In a decision published by the court on Wednesday, the judges acknowledged that Kabuga was no longer able to actively participate in his trial, and rather proposed an alternative process that aims to resemble a trial but does not allow for a conviction instead of stopping the proceedings completely.

“The trial chamber finds Mr. Kabuga is no longer capable of meaningful participation in his trial,” the publication said.

“The International Residual Mechanism for Criminal Tribunals, therefore, finds that Mr.
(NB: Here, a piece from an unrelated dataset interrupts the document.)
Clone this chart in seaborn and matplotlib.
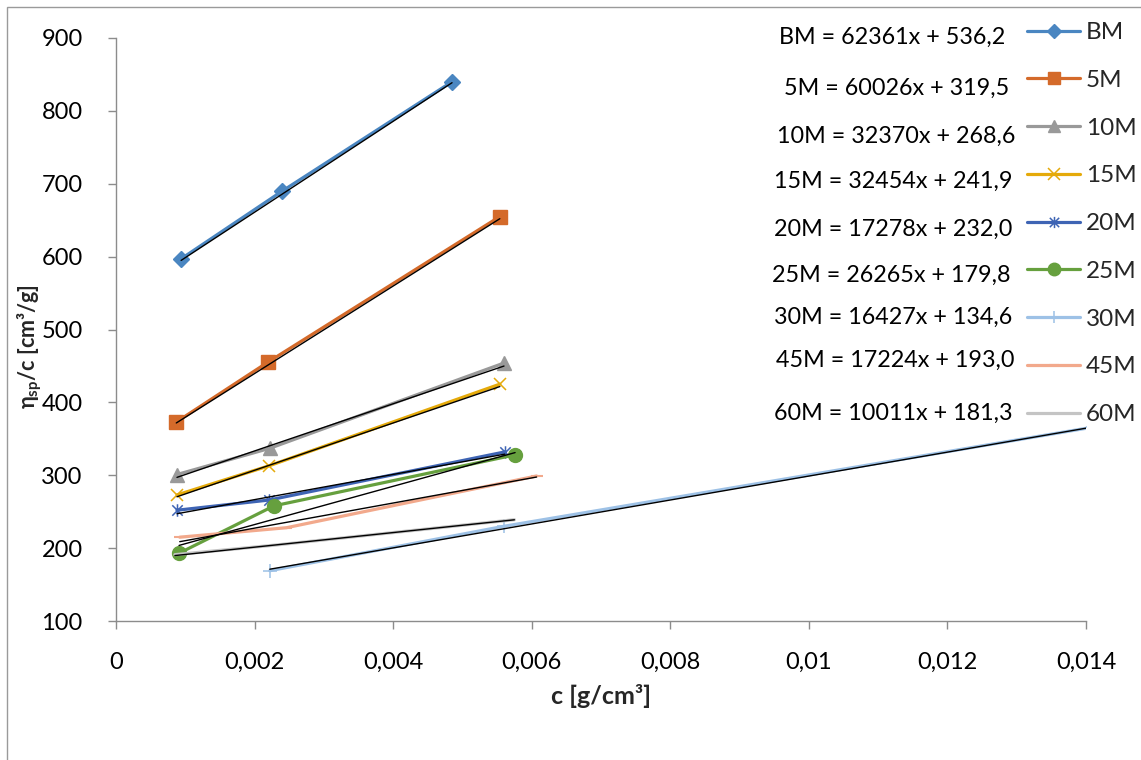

Kabuga is not fit for trial and is very unlikely to regain fitness in the future.

“It is therefore agreed to adopt an alternative finding procedure that resembles a trial as closely as possible, but without the possibility of a conviction,” it added.

Kabuga who was arrested in Paris where he had been in hiding under a false identity for several years, was one of the most wanted suspects of the Rwandan genocide, and was charged at the International Criminal Tribunal for Rwanda with genocide and crimes against humanity.

At his initial arraignment in September last year, the ICC heard that Kabuga was alleged to have been the main financier of the ethnic Hutu militias who slaughtered over 800,000 minority Tutsis as well as political opponents during the genocide in 1994.

According to the UN, Kabuga, a wealthy businessman from the Hutu ethnic group, had established and financed an infamous media outfit, Radio Télévision Libre des Mille Collines (RTLM), which was notorious for inciting violence and promoting the targeting and elimination of individuals from the Tutsi ethnic group who were referred to as “Cockroaches”.

Kabuga was arrested in Paris in 2020 after decades on the run and sent for trial in The Hague where he pleaded not guilty to charges of sponsoring the infamous Hutu radical radio station urging people to kill Tutsi “cockroaches”.

He also denied supplying machetes and supporting the murderous Interahamwe Hutu militia.